Maria Shatz1, Igor Shats2, Daniel Menendez1 and Michael A. Resnick1

1 Chromosome Stability Group, Laboratory of Molecular Genetics, National Institute of Environmental Health Sciences, NIH, Research Triangle Park, NC, USA

2 Department of Biomedical Engineering, Duke University, Durham, NC, USA

Correspondence to:

Maria Shatz, email:

Michael A. Resnick, email:

Keywords: p53, Toll-like receptor 5, cancer, signal transduction, inflammation

Received: February 06, 2015 Accepted: June 02, 2015 Published: June 10, 2015

Abstract

The p53 tumor suppressor regulates transcription of genes associated with diverse cellular functions including apoptosis, growth arrest, DNA repair and differentiation.
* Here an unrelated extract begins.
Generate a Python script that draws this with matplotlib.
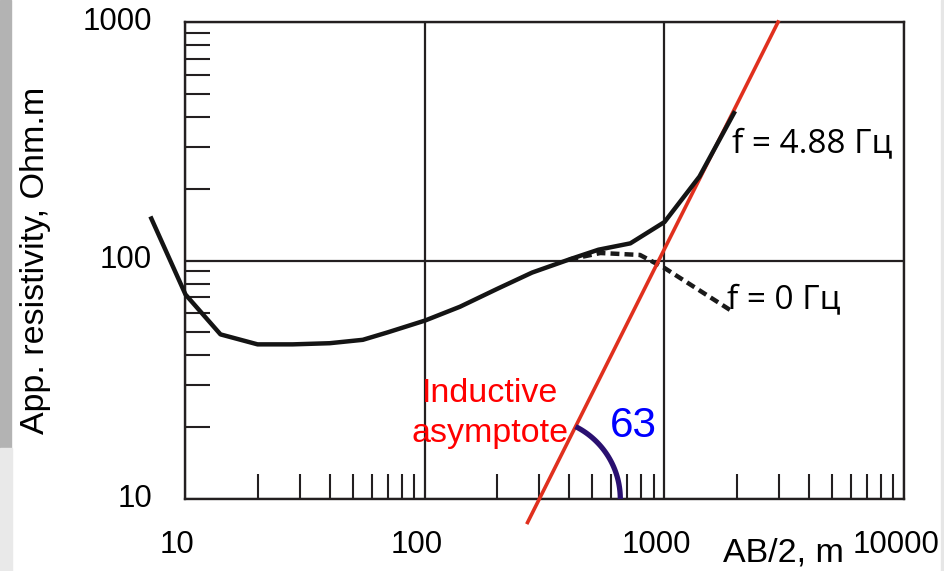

Recently, we established that p53 can modulate expression of Toll-like receptor (TLR) innate immunity genes but the degree of cross-talk between p53 and TLR pathways remained unclear. Here, using gene expression profiling we characterize the global effect of p53 on the TLR5-mediated transcription in MCF7 cells. We found that combined activation of p53 and TLR5 pathways synergistically increases expression of over 200 genes, mostly associated with immunity and inflammation. The synergy was observed in several human cancer cells and primary lymphocytes. The p53-dependent amplification of transcriptional response to TLR5 activation required expression of NFκB subunit p65 and was mediated by several molecular mechanisms including increased phosphorylation of p38 MAP kinase, PI3K and STAT3 signaling. Additionally, p53 induction increased cytokine expression in response to TNFα, another activator of NFκB and MAP kinase pathways, suggesting a broad interaction between p53 and these signaling pathways. The expression of many synergistically induced genes is elevated in breast cancer patients responsive to chemotherapy. We suggest that p53’s capacity to enhance immune response could be exploited to increase antitumor immunity and to improve cancer treatment.